When Honda's Ridgeline pickup won the North American Truck of the Year award at the Detroit auto show last month, one Twitter posting about the achievement caught the eye of John Mendel, executive vice president of American Honda Motor Co.
It called the brand an "Asian importer."
"That's not a phrase I've heard in a while," Mendel told a group of foreign-brand dealers in New Orleans two weeks later. "But old habits die hard, and in some circles Honda, Toyota, Mercedes, BMW and other international brands are still looked at as kind of "guests' in the American auto industry rather than the stakeholders that we are."
It's a sensitive subject for the Japanese company, which has been building cars in the U.S. since 1982 and has a dozen U.S. factories cranking out everything from weed whackers to private jets, not to mention more than a million cars and light trucks a year. And it's a particularly sensitive time for foreign auto companies as President Donald Trump and Congress consider a revamp of trade and tax policies that threaten to drive a wedge between the Detroit 3 and their international competitors.

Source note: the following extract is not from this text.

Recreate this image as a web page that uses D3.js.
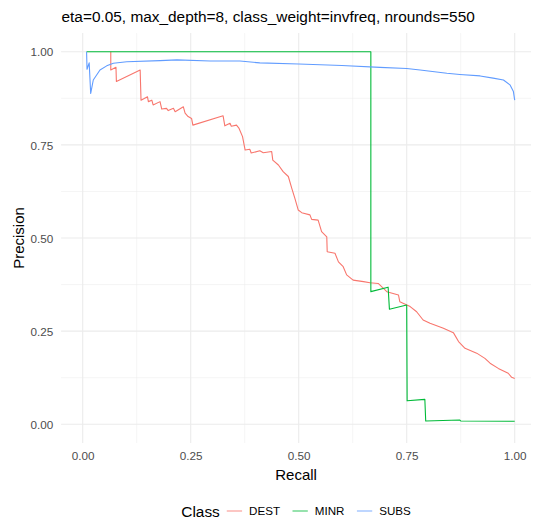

In that political context, foreign automakers are placing new urgency on asserting their role as pillars of the U.S. manufacturing economy, and they're leveraging the political power of their all-American dealer networks to help press their case.
"It's still early and not time to panic," Mendel told the gathering of the American International Automobile Dealers Association. "But we need to be vigilant and we need to be engaged."
Trump began needling the Detroit 3 via Twitter during the presidential campaign for investing in auto plants in Mexico, and within hours of his "America first" inaugural address declared his intention to renegotiate the North American Free Trade Agreement.
But Detroit 3 leaders were all smiles as they exited a meeting with the president last month voicing support for his "pro-growth" agenda, and General Motors CEO Mary Barra retains an influential role as a member of a presidential advisory board.
Compared with the Detroit 3, Toyota and Honda have less exposure to changes in NAFTA. Their big concern is the so-called border adjustment tax of 20 percent that's a key pillar of a Republican tax overhaul plan being considered in Congress. The tax isn't like the straight tariff, or "border tax," on Mexico-made goods that Trump has called for; rather it would reformulate overall corporate taxes in a way that favors exporters and penalizes importers.
While Honda and Toyota have a bigger U.S. factory presence than other foreign automakers, they depend on the flexibility of their global production bases for key components and vehicles, such as the Prius, most Lexus products, Toyota's new C-HR crossover and Honda's Fit and HR-V.
Even for a U.S.-built product like the Toyota Camry -- which has the highest U.S. content of any vehicle sold in America at about 75 percent -- Toyota North America CEO Jim Lentz said the border adjustment tax on the 25 percent foreign content could raise the price by roughly $1,000. Far greater price increases would ripple across the new-vehicle fleet, critics of the BAT argue, and depress the overall auto market.
Paul Ritchie, incoming chairman of AIADA who has two Honda stores and a Kia store, told fellow dealers at the New Orleans meeting that a tax on foreign content would threaten their livelihoods.
The BAT "will absolutely devastate both dealers and manufacturers, and many members of Congress have no idea of what they are being asked to vote for," he said. AIADA set up a table outside the event where dealers could write their legislators in opposition to the tax on foreign content.
Likewise, Toyota asked its dealers to weigh in with Washington against the tax. "We believe deeply in the benefits of open international trade and fair competition," said Toyota spokesman Scott Vazin. The BAT "is essentially a hidden consumer tax."
The lobbying efforts are aimed at cementing the message that the foreign companies deserve to be treated as American manufacturers.
An AIADA report, citing 2015 figures, said there are 36 manufacturing facilities for foreign nameplates making 46 percent of all vehicles produced in the U.S., or about 5.4 million units. Those plants employed more than 125,000 people directly and supported about 1.25 million jobs indirectly, including at about 9,500 franchised dealers -- numbers the group's members hope will help tell their American stories for them.
"How all this comes out remains to be seen," Honda's Mendel told AIADA gathering. "But I encourage each of you to talk to your representatives in Washington and tell them how important the international auto industry is to their constituents, to their community and to your businesses."